Tony Blair may have felt the hand of history on him when he presided over the historic Belfast agreement in 1998. But he has shown no awareness of the polarising pitfalls (following Lloyd Georges Irish practice) of speaking out of both sides of his mouth. Tragically, in physical terms, Northern Ireland does not now have just one Antifaschistischer Schutzwall: it has thirty-seven peace walls or similar barriers at Catholic-Protestant interfaces.
But what has really caught the attention of the international media, otherwise bored with a repetitive sectarian story, has been the way the McCartney sisters simple clarion-call for justice has cut through all the ideological obfuscations (a French journalist friend once likened talking to Adams with interviewing the Vietnamese war hero General Giap, with his langue du bois). Now a rattled McGuinness has warned the sisters against engaging in party politics (there have been suggestions they might stand against Sinn Féin candidates), reflecting his own monopolistic conception of it.
The sisters want to be sure that witnesses to their brothers murder can, without the widespread intimidation that has occurred since, go to the police and give their evidence in court. Paramilitaries, by contrast, see themselves as judge, jury and executioner as revealed by the decidedly Orwellian five-hour exchange between IRA representatives and the McCartney sisters in which the former, magnanimously as they appear to have thought, suggested they would kill the killers. The republicans refusal to endorse the reformed Police Service of Northern Ireland ironically, the only post-agreement institution left unshaken - meanwhile looks increasingly synthetic.
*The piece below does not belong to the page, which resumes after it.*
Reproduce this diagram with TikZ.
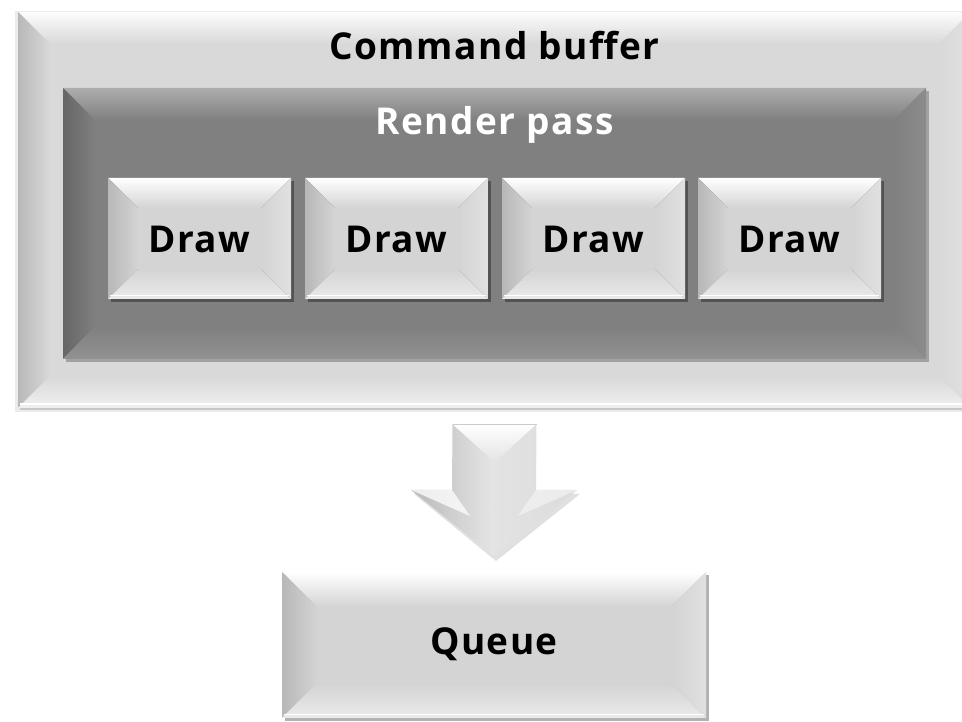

Northern Irelands devolved institutions are not going to be restored any time soon to a society more bitterly divided than ever. But there can no longer be an acceptance that its citizens British or Irish by choice should suffer a lesser right to justice by virtue simply of living there. The days when a Northern Ireland secretary (Mo Mowlam) could dismiss the IRA killing of a Catholic civilian as internal housekeeping must surely now be over.